Anthropic will allow ENISA, the European Union’s cybersecurity agency, to join Project Glasswing and gain access to Claude Mythos Preview, Bloomberg reported on June 1 citing people familiar with the matter — making ENISA the first EU institution to access the model. Anthropic communicated the decision to the European Commission over the weekend, with a trip by Commission officials to San Francisco the prior Thursday believed to be the decisive catalyst after four to five rounds of prior talks since April. ENISA spokesperson Laura Heuvinck confirmed the offer to the Financial Times, saying “it’s been offered but the conditions are still being agreed”; European Commission spokesperson Thomas Regnier stated the Commission had “several productive meetings with Anthropic” and welcomed “the latest developments on potential future access.” The terms governing data sovereignty, the scope of systems ENISA may test, and restrictions on sharing findings with EU member states have not been publicly disclosed and remain under negotiation.

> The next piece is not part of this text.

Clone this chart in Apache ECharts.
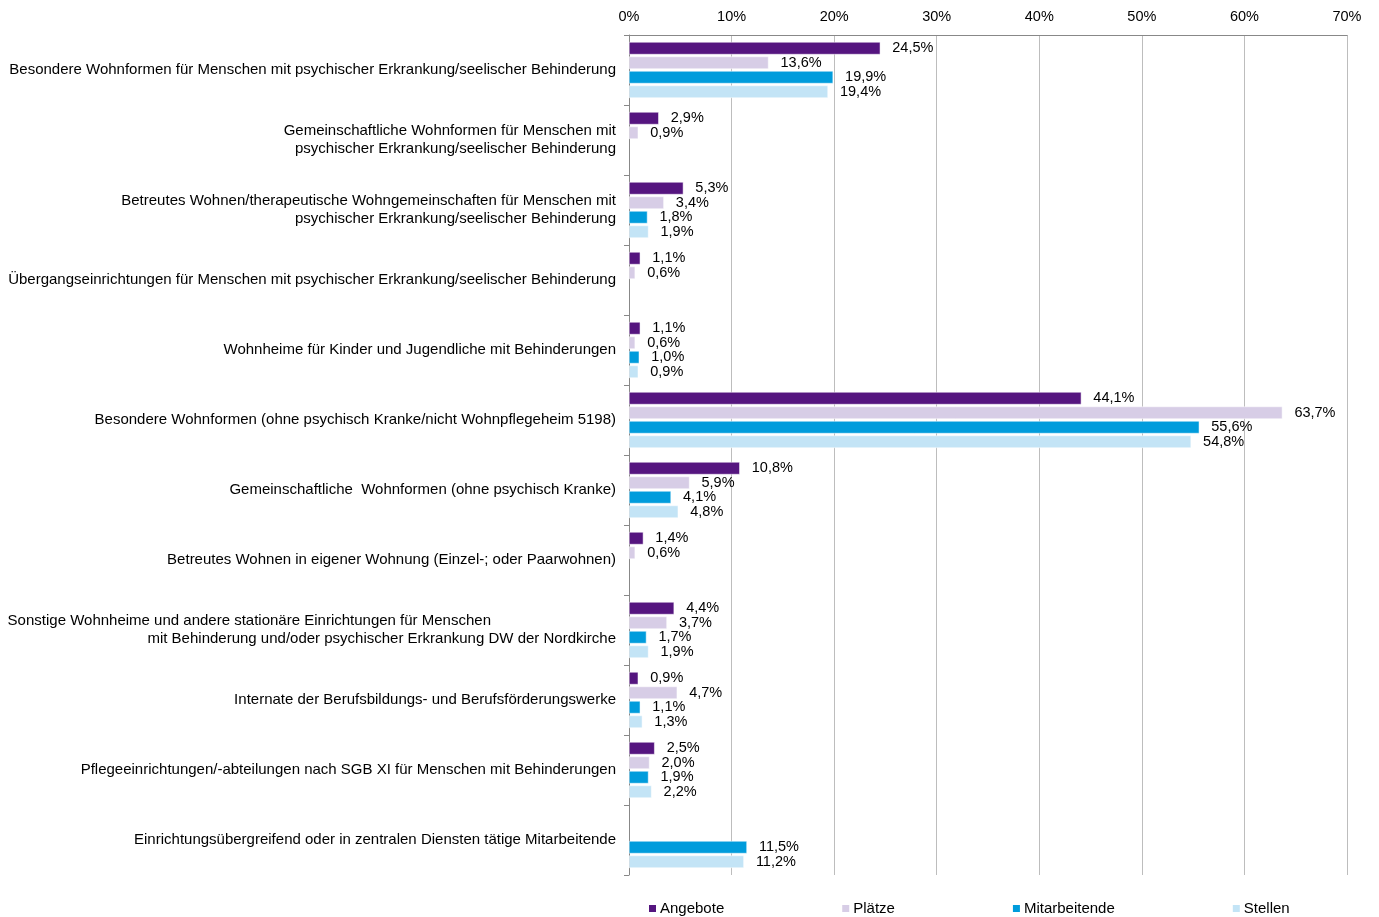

The agreement ends a weeks-long standoff that had become a focal point of transatlantic AI tensions. Euro-area finance ministers, the European Central Bank, and multiple EU member states had demanded access after learning Mythos had identified vulnerabilities in systems European banks, governments, and critical infrastructure operators rely on — findings no European institution could see. Launched in April 2026, Claude Mythos Preview can autonomously identify security flaws across complex codebases and generates working exploits on the first attempt in over 83% of cases, a capability that simultaneously attracted and alarmed European regulators. Project Glasswing currently counts over 40 member organizations including Amazon, Apple, Microsoft, Google, and the Linux Foundation; the Pentagon has separately been using Mythos to patch vulnerabilities in U.S. government systems; and the UK’s AI Security Institute received access earlier. BNP Paribas and Mistral have nonetheless been developing a European alternative and will continue that effort regardless of the ENISA deal. The EU AI Act, which enters full enforcement in August 2026, contains no mechanism to compel a non-European company to share its most capable AI models with EU regulators — a structural gap the episode has laid bare.